Emerging markets – challenges versus opportunity: Economic growth in the major G7 nations has been sluggish at best in the years since the financial crisis. Even the promise held a decade ago by the quartet of Brazil, Russia, India and China – aka the BRIC economies – has faded to a great extent. The world’s developing economies appear to many to offer the strongest growth opportunities over the decade ahead. This focus will identify those regions with the best prospects and the challenges that moving into a new territory can present, from currency hedging and working with local banks to recruiting suitable talent and complying with sanctions requirements.

DECEMBER

America (still) First?: As the Trump presidency approaches the end of its first year, this focus will examine how the US business environment has altered and the progress to date in fulfilling election pledges – from slashing the rate of corporate tax to diluting the impact of Dodd-Frank. What is currently top of the agenda for US corporate treasury departments and are they in optimistic mood for prospects over the next three years? We also examine whether the real-time payments initiative launched in 2016 has allowed the US to catch up with other parts of the world that were earlier to adopt.
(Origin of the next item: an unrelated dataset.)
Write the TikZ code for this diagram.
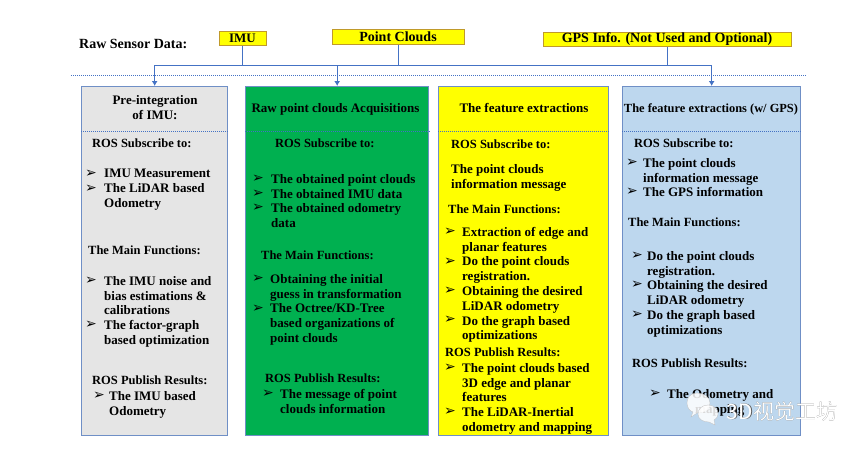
\documentclass[tikz,border=0pt]{standalone}
\usepackage{fontspec}
\usetikzlibrary{arrows.meta}
\setmainfont{Liberation Serif}
\newfontfamily\dingfont{DejaVu Sans}
\newfontfamily\cjk{Noto Sans CJK SC}
\definecolor{linkblue}{HTML}{4472C4}
\definecolor{paneledge}{HTML}{6F8FC6}
\definecolor{panelgray}{HTML}{E5E5E5}
\definecolor{panelgreen}{HTML}{00B050}
\definecolor{panelyellow}{HTML}{FFFF00}
\definecolor{panelblue}{HTML}{BDD7EE}
\definecolor{srcedge}{HTML}{C09A2A}
\tikzset{
  source/.style={draw=srcedge,fill=panelyellow,line width=1pt,inner sep=0pt,font=\bfseries\fontsize{14}{15}\selectfont},
  panel/.style={draw=paneledge,line width=1.3pt,anchor=north west,minimum height=349,inner sep=0pt},
  txt/.style={anchor=north west,align=left,inner sep=0pt,yshift=-1pt,font=\bfseries\fontsize{13}{14.8}\selectfont},
  head/.style={txt,font=\bfseries\fontsize{12.5}{14.8}\selectfont},
  title/.style={anchor=north,align=center,inner sep=0pt,font=\bfseries\fontsize{13}{15}\selectfont},
  arrowtip/.style={font=\dingfont\fontsize{14}{14}\selectfont,inner sep=0pt},
  link/.style={draw=linkblue,line width=1pt},
  divider/.style={draw=linkblue,line width=0.8pt,dash pattern=on 1pt off 1pt},
  markbubble/.style={fill=white,fill opacity=0.85,draw=gray!50,line width=0.3pt}
}
\begin{document}
\begin{tikzpicture}[x=1pt,y=-1pt]
  \useasboundingbox (0,0) rectangle (864,448);
  \node[txt,font=\bfseries\fontsize{14}{15}\selectfont] (rawdata) at (79,38.5) {Raw Sensor Data:};
  \node[source,font=\bfseries\fontsize{13}{15}\selectfont,minimum width=47,minimum height=14] (imu) at (242.5,38) {IMU};
  \node[source,minimum width=132,minimum height=15] (clouds) at (398,36.5) {Point Clouds};
  \node[source,minimum width=248,minimum height=14] (gps) at (667,39) {GPS Info. (Not Used and Optional)};
  \node[panel,fill=panelgray,minimum width=146] (preint) at (81,86) {};
  \node[panel,fill=panelgreen,minimum width=183] (acquis) at (245,86) {};
  \node[panel,fill=panelyellow,minimum width=170] (feature) at (438,86) {};
  \node[panel,fill=panelblue,minimum width=178] (featgps) at (622,86) {};
  \coordinate (sepl) at (71,75.5);
  \coordinate (sepr) at (806,75.5);
  \coordinate (bus) at (0,65);
  \coordinate (divy) at (0,131);
  \draw[divider] (sepl) -- (sepr);
  \draw[link,-{Latex[length=5pt,width=6pt]}] (imu.south) |- (preint.north |- bus) -- (preint.north);
  \draw[link,-{Latex[length=5pt,width=6pt]}] (clouds.south) |- (acquis.north |- bus) -- (acquis.north);
  \draw[link,-{Latex[length=5pt,width=6pt]}] (gps.south) |- (featgps.north |- bus) -- (featgps.north);
  \draw[link] (preint.north |- bus) -- (featgps.north |- bus);
  \draw[divider] (preint.west |- divy) -- (preint.east |- divy);
  \draw[divider] (acquis.west |- divy) -- (acquis.east |- divy);
  \draw[divider] (feature.west |- divy) -- (feature.east |- divy);
  \draw[divider] (featgps.west |- divy) -- (featgps.east |- divy);

  \node[title] (pretitle) at (155,95) {Pre-integration\\of IMU:};
  \node[head] (presub) at (92,138) {ROS Subscribe to:};
  \node[txt] (preitems) at (104,168) {IMU Measurement\\The LiDAR based\\Odometry};
  \node[head] (premain) at (88,245) {The Main Functions:};
  \node[txt] (prefuncs) at (104,275) {The IMU noise and\\bias estimations \&\\calibrations\\The factor-graph\\based optimization};
  \node[head] (prepub) at (92,375) {ROS Publish Results:};
  \node[txt] (preres) at (109,390) {The IMU based\\Odometry};
  \foreach \x/\y in {91/174,91/189,91/281,91/325,99/396}
    \node[arrowtip] (tipa\x\y) at (\x,\y) {➢};

  \node[title] (acqtitle) at (335.5,103) {Raw point clouds Acquisitions};
  \node[head] (acqsub) at (275,138) {ROS Subscribe to:};
  \node[txt] (acqitems) at (271,173) {The obtained point clouds\\The obtained IMU data\\The obtained odometry\\data};
  \node[head] (acqmain) at (261,250) {The Main Functions:};
  \node[txt] (acqfuncs) at (270,273) {Obtaining the initial\\guess in transformation\\The Octree/KD-Tree\\based organizations of\\point clouds};
  \node[head] (acqpub) at (265,373) {ROS Publish Results:};
  \node[txt] (acqres) at (280,388) {The message of point\\clouds information};
  \foreach \x/\y in {258/179,258/194,258/208,258/279,258/309,268/394}
    \node[arrowtip] (tipb\x\y) at (\x,\y) {➢};

  \node[title] (feattitle) at (524,103) {The feature extractions};
  \node[head] (featsub) at (451,139) {ROS Subscribe to:};
  \node[txt] (featmsg) at (451,163) {The point clouds\\information message};
  \node[head] (featmain) at (448,204) {The Main Functions:};
  \node[txt] (featfuncs) at (462,226) {Extraction of edge and\\planar features\\Do the point clouds\\registration.\\Obtaining the desired\\LiDAR odometry\\Do the graph based\\optimizations};
  \node[head] (featpub) at (445,347) {ROS Publish Results:};
  \node[txt] (featres) at (462,362) {The point clouds based\\3D edge and planar\\features\\The LiDAR-Inertial\\odometry and mapping};
  \foreach \x/\y in {450/232,450/262,450/291,450/320,450/368,450/412}
    \node[arrowtip] (tipc\x\y) at (\x,\y) {➢};

  \node[title,font=\bfseries\fontsize{12.4}{15}\selectfont] (gpstitle) at (711,104) {The feature extractions (w/ GPS)};
  \node[head] (gpssub) at (634,138) {ROS Subscribe to:};
  \node[txt] (gpsitems) at (643,157) {The point clouds\\information message\\The GPS information};
  \node[head] (gpsmain) at (628,217) {The Main Functions:};
  \node[txt] (gpsfuncs) at (647,250) {Do the point clouds\\registration.\\Obtaining the desired\\LiDAR odometry\\Do the graph based\\optimizations};
  \node[head] (gpspub) at (632,358) {ROS Publish Results:};
  \node[txt] (gpsres) at (667,388) {The Odometry and};
  \node[txt] (gpsmap) at (695,403) {mapping};
  \foreach \x/\y in {632/163,632/192,637/256,637/285,637/315,655/394}
    \node[arrowtip] (tipd\x\y) at (\x,\y) {➢};

  \draw[markbubble] (697,393) .. controls (690,393) and (687,398) .. (687,403) .. controls (687,408) and (690,411) .. (693,412) -- (691,417) -- (697,413) .. controls (705,413) and (710,409) .. (710,403) .. controls (710,397) and (704,393) .. (697,393) -- cycle;
  \draw[markbubble] (708,405) .. controls (702,405) and (698,409) .. (698,414) .. controls (698,419) and (703,422) .. (709,422) -- (715,425) -- (714,420) .. controls (717,418) and (718,416) .. (718,414) .. controls (718,409) and (714,405) .. (708,405) -- cycle;
  \node[text=gray!70!black,inner sep=0pt,font=\cjk\fontsize{21}{21}\selectfont] (markshade) at (782.6,411.6) {3D视觉工坊};
  \node[text=white,inner sep=0pt,font=\cjk\fontsize{21}{21}\selectfont] (mark) at (782,411) {3D视觉工坊};
\end{tikzpicture}
\end{document}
Bracing for the next downturn: It was inevitable that the programme of quantitative easing (QE) on both sides of the Atlantic could only be maintained for a limited period. With signs that many major economies either returned to growth or saw the rate accelerate during 2017, central banks have decided that the stimulus is no longer needed and are easing off the pumps. Yet can growth be maintained in the year ahead with QE and will companies planning bond offerings still be able to find willing investors? Moreover, can businesses that have been maintained by an era of ultra-low interest rates still survive once they start moving higher?


Please note: The above editorial calendar is subject to change.